Should we get hit a second time?
The appointment of representatives of the World Bank (WB), Asian Development Bank (ADB) and US consultancy agency Mckinsey into 19 Planning Commission committees by its Deputy Chairman, Dr Montek Singh Ahluwalia, has become a matter of major controversy.
Through a number of clarifications and letters addressed to the Left Front leaders and news plants in obliging media, Dr Ahluwalia has tried to confuse and explain away the issue as part of his plan for wide-ranging consultations. It was also said that expertise from all corners of the world should enlighten the planning process. At another level it was said that those who disburse huge loans for development plans in the country have a right to know and be part of the executive process. Yet another argument was that both the Left parties and the NDA also had extended such courtesies to the multilateral agencies.
These experts are there only in consultative capacity, not as policy makers, it was clarified. All these explanations are only half-truths.
Why, in the first place, India cannot handle its developmental issues on its own? Is there a dearth of talent in the country?
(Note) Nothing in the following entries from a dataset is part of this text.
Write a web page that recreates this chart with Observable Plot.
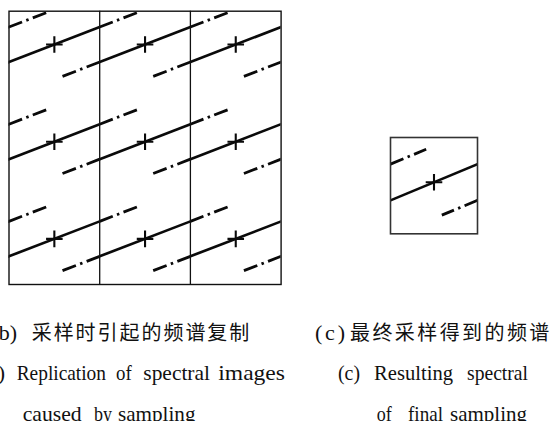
<!DOCTYPE html>
<html>
<head>
<meta charset="utf-8">
<script src="https://cdn.jsdelivr.net/npm/d3@7"></script>
<script src="https://cdn.jsdelivr.net/npm/@observablehq/plot@0.6"></script>
<style>
  html, body { margin: 0; padding: 0; background: #fff; }
  #page { position: relative; width: 553px; height: 421px; overflow: hidden; background: #fff; }
  #page > svg, #page > div { position: absolute; }
  #page svg { overflow: visible; }
</style>
</head>
<body>
<div id="page"></div>
<script>
// ---- data ----
// replica centres of the spectrum (column index, row index)
const bigColumns = [-2, -1, 0, 1, 2];      // -2 and 2 are the neighbours outside the frame
const bigRows = [-1, 0, 1];
const smallColumns = [-1, 0, 1];
const smallRows = [0];
const slope = 0.36;                         // tilt of the spectral line (y per x)
const extent = 0.41;                        // length of the dash-dot continuation
const columnBounds = [-0.5, 0.5];           // sampling cell boundaries in panel (b)

// caption texts
const capLeftCN = ["(b)", "采样时引起的频谱复制"];
const capLeftEN1 = ["(b)", "Replication", "of", "spectral", "images"];
const capLeftEN2 = ["caused", "by", "sampling"];
const capRightCN = ["(c)", "最终采样得到的频谱"];
const capRightEN1 = ["(c)", "Resulting", "spectral"];
const capRightEN2 = ["of", "final", "sampling"];

function replicas(cols, rows) {
  const out = [];
  for (const j of rows) for (const i of cols) out.push({i, j});
  return out;
}
function solid(d) { return {x1: d.i - 0.5, y1: d.j - 0.5 * slope, x2: d.i + 0.5, y2: d.j + 0.5 * slope}; }
function extRight(d) { return {x1: d.i + 0.5, y1: d.j + 0.5 * slope, x2: d.i + 0.5 + extent, y2: d.j + (0.5 + extent) * slope}; }
function extLeft(d) { return {x1: d.i - 0.5, y1: d.j - 0.5 * slope, x2: d.i - 0.5 - extent, y2: d.j - (0.5 + extent) * slope}; }

function panel(cols, rows, opts) {
  const reps = replicas(cols, rows);
  const solids = reps.map(solid);
  const exts = reps.flatMap(d => [extRight(d), extLeft(d)]);
  const lineStyle = {x1: "x1", y1: "y1", x2: "x2", y2: "y2", stroke: "#0a0a0a", strokeWidth: 2.6, clip: true};
  const marks = [
    Plot.link(solids, lineStyle),
    Plot.link(exts, {...lineStyle, strokeWidth: 2.8, strokeDasharray: "14,4.5,2.5,4.5,16,60"}),
    Plot.dot(reps, {x: "i", y: "j", symbol: "plus", r: 5.4, stroke: "#0a0a0a", strokeWidth: 2.1, clip: true})
  ];
  if (opts.rules) marks.push(Plot.ruleX(opts.rules, {stroke: "#111", strokeWidth: 1.3}));
  marks.push(Plot.frame({stroke: opts.frameStroke, strokeWidth: opts.frameWidth}));
  return Plot.plot({
    width: opts.width, height: opts.height,
    marginLeft: opts.ml, marginRight: opts.mr, marginTop: opts.mt, marginBottom: opts.mb,
    x: {domain: opts.xd, axis: null},
    y: {domain: opts.yd, axis: null},
    style: {background: "transparent", overflow: "visible"},
    marks
  });
}

const page = document.getElementById("page");

const big = panel(bigColumns, bigRows, {
  width: 283, height: 286, ml: 8.5, mr: 2.4, mt: 10.7, mb: 2,
  xd: [-1.5, 1.5], yd: [-1.47, 1.343], rules: columnBounds,
  frameStroke: "#111", frameWidth: 1.4
});
big.style.left = "0px"; big.style.top = "0px";
page.appendChild(big);

const small = panel(smallColumns, smallRows, {
  width: 100, height: 110, ml: 10, mr: 3, mt: 10, mb: 3.7,
  xd: [-0.5, 0.5], yd: [-0.513, 0.445], rules: null,
  frameStroke: "#333", frameWidth: 1.6
});
small.style.left = "380px"; small.style.top = "127px";
page.appendChild(small);

// ---- captions ----
const svg = d3.select(page).append("svg")
  .attr("width", 553).attr("height", 421)
  .style("left", "0px").style("top", "0px");

const serif = "Liberation Serif, Times New Roman, serif";
const cjk = "Noto Sans CJK SC, sans-serif";

// each word: left x, and (optionally) the width it spans in the reference
function words(list, xs, widths, y, opts = {}) {
  list.forEach((w, k) => {
    const t = svg.append("text")
      .attr("x", xs[k]).attr("y", y)
      .attr("font-family", opts.family || serif)
      .attr("font-size", opts.size || 22)
      .attr("fill", "#111")
      .text(w);
    if (widths && widths[k]) t.attr("textLength", widths[k]).attr("lengthAdjust", opts.adjust || "spacingAndGlyphs");
  });
}

// left captions
words([capLeftCN[0]], [-8.5], null, 340);
words([capLeftCN[1]], [31.7], [217.6], 340, {family: cjk, size: 20, adjust: "spacing"});
words(capLeftEN1, [-20.5, 16.7, 116, 143.3, 218.3], [null, 89.3, 15.7, 66.7, 66.7], 380);
words(capLeftEN2, [22.7, 94, 118], [59, 18, 77.5], 420.5);

// right captions
words([capRightCN[0]], [315], [30], 340, {adjust: "spacing"});
words([capRightCN[1]], [350], [199.3], 340, {family: cjk, size: 20, adjust: "spacing"});
words(capRightEN1, [338, 374, 467], [22, 79, 61], 380);
words(capRightEN2, [376.7, 408, 450], [15, 35, 77], 420.5);
</script>
</body>
</html>
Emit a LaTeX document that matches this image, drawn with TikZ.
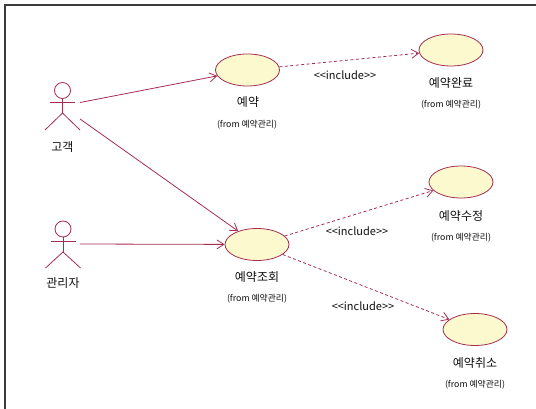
\documentclass[tikz,border=0pt]{standalone}
\usepackage{fontspec}
\setmainfont{Noto Sans CJK KR}
\usetikzlibrary{shapes.geometric,arrows.meta}
\definecolor{umlline}{RGB}{165,45,80}
\definecolor{umlfill}{RGB}{252,249,206}
\definecolor{frameline}{RGB}{60,60,60}
\definecolor{txt}{RGB}{15,15,15}
\tikzset{
  usecase/.style={ellipse,draw=umlline,fill=umlfill,line width=0.8pt,inner sep=0pt,minimum width=64pt,minimum height=32pt},
  namelbl/.style={font=\fontsize{12}{14}\selectfont,text=txt,inner sep=0pt},
  fromlbl/.style={font=\fontsize{8.8}{10}\selectfont,text=txt,inner sep=0pt},
  inclbl/.style={font=\fontsize{11}{13}\selectfont,text=txt,inner sep=0pt},
  assoc/.style={draw=umlline,line width=0.8pt,-{Straight Barb[length=7pt,width=9pt]}},
  incl/.style={draw=umlline,line width=0.8pt,dash pattern=on 3pt off 2.5pt,-{Straight Barb[length=7pt,width=9pt]}},
  figure/.style={draw=umlline,line width=0.8pt},
  anchorpt/.style={inner sep=0pt,minimum size=0pt}
}
\newcommand{\inclabel}{<\kern0pt<\kern0pt include>\kern0pt>}
\begin{document}
\begin{tikzpicture}[x=1pt,y=-1pt]
\useasboundingbox (0,0) rectangle (536,409);
% frame
\draw[frameline,line width=1.6pt] (5,409) -- (5,5) -- (536,5);

% actor 고객
\node[anchorpt] (cust) at (62.5,90.5) {};
\begin{scope}[shift={(cust)}]
  \draw[figure] (0,0) circle (8);
  \draw[figure] (-12.5,11.5) -- (12.5,11.5);
  \draw[figure] (0,8) -- (0,22.5);
  \draw[figure] (-17.5,39.5) -- (0,22.5) -- (17.5,39.5);
\end{scope}
\node[namelbl] (custlbl) at (62.5,147) {고객};
\coordinate (custA) at (80,102.5);
\coordinate (custB) at (80,119);

% actor 관리자
\node[anchorpt] (admin) at (63,229) {};
\begin{scope}[shift={(admin)}]
  \draw[figure] (0,0) circle (8);
  \draw[figure] (-12.5,12) -- (12.5,12);
  \draw[figure] (0,8) -- (0,23);
  \draw[figure] (-17.5,39) -- (0,23) -- (17.5,39);
\end{scope}
\node[namelbl] (adminlbl) at (63,283) {관리자};
\coordinate (adminA) at (80,244);

% use cases
\node[usecase] (uc1) at (247.5,70) {};
\node[namelbl] (uc1n) at (248,102) {예약};
\node[fromlbl] (uc1f) at (247,125) {(from 예약관리)};

\node[usecase] (uc2) at (451,50) {};
\node[namelbl] (uc2n) at (451,83) {예약완료};
\node[fromlbl] (uc2f) at (451,105) {(from 예약관리)};

\node[usecase] (uc3) at (257,244.5) {};
\node[namelbl] (uc3n) at (257,277) {예약조회};
\node[fromlbl] (uc3f) at (257,299) {(from 예약관리)};

\node[usecase] (uc4) at (461,182) {};
\node[namelbl] (uc4n) at (461,216) {예약수정};
\node[fromlbl] (uc4f) at (461,238) {(from 예약관리)};

\node[usecase] (uc5) at (475,329.5) {};
\node[namelbl] (uc5n) at (475,363) {예약취소};
\node[fromlbl] (uc5f) at (475,385) {(from 예약관리)};

% associations
\draw[assoc] (custA) -- (uc1);
\draw[assoc] (custB) -- (uc3);
\draw[assoc] (adminA) -- (uc3);

% includes
\draw[incl] (uc1) -- (uc2);
\draw[incl] (uc3) -- (uc4);
\draw[incl] (uc3) -- (uc5);

\node[inclbl] (inc1) at (345,75) {\inclabel};
\node[inclbl] (inc2) at (357,231) {\inclabel};
\node[inclbl] (inc3) at (363,306) {\inclabel};
\end{tikzpicture}
\end{document}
We have a large number of IMF, World Bank-returned, including the Prime Minister Dr Manmohan Singh and Dr Ahluwalia, to have the benefit of their expertise and worldview. These World Bank-returned experts are also privy to the thinking of these funding agencies on the development models they want us to adopt.
And to have expert consultation we need not have them on the Planning Commission. They can be invited anytime for specific consultations.
In any case before disbursing the loan and during the course of its utilisation, such consultations are routine. These have been taking place under all governments.
Then, what is the need for them to permanently represent in these 19 committees? Planning Commission is the body that vets all projects and schemes of the Centre and the states, and only after its okay, the cabinet gives the go ahead. Foreigners should not have access to such a sensitive body.
The specific areas of their interest include education, agriculture and health, where we pride ourselves of possessing great knowledge.
It hurts our national ego and it is a challenge to our sovereign status.
The World Bank or IMF has no success story to flaunt around. The experiences of Latin American and South-east Asian economies rather make their presence a frightening proposition. Their macroeconomic studies have only one focus, ?Doing Business?.
In fact, this is the title of their recent studies, where, they have a plan to help poor countries help themselves. How? The splendid new report from the World Bank, Doing Business in 2005 provides a long list of 145 countries, including India. In the report there are some indicators of a country'sbusiness climate from the cost of starting a new firm and enforcing contracts to the ease of hiring and firing workers and of borrowing money. This, they claim is a handbook for how to put things right.
And their ?to do list for growth? wants as the first step to put aside ideology, of the Left or the Right. The two goals- improving the business climate and reducing poverty-are the same for them. Other crucial points are labour market reforms, smoother property rights to investors, and making more foreign aid conditional to ?specific and verifiable regulatory reforms and examples of aid that have been used in such ways?. It notes that Development Banks have taken a beating in recent years for pushing budget cuts and privatisations on borrowers.
One need not look for more to find what the IMF-ADB and Mckinsey experts want to do with the Planning Commission. Should we allow this? Can we forget that a few score Englishmen who came to India a couple of hundred years ago, with the just and peaceful idea of doing business, colonised us? Eternal vigilance is the price of liberty, they say.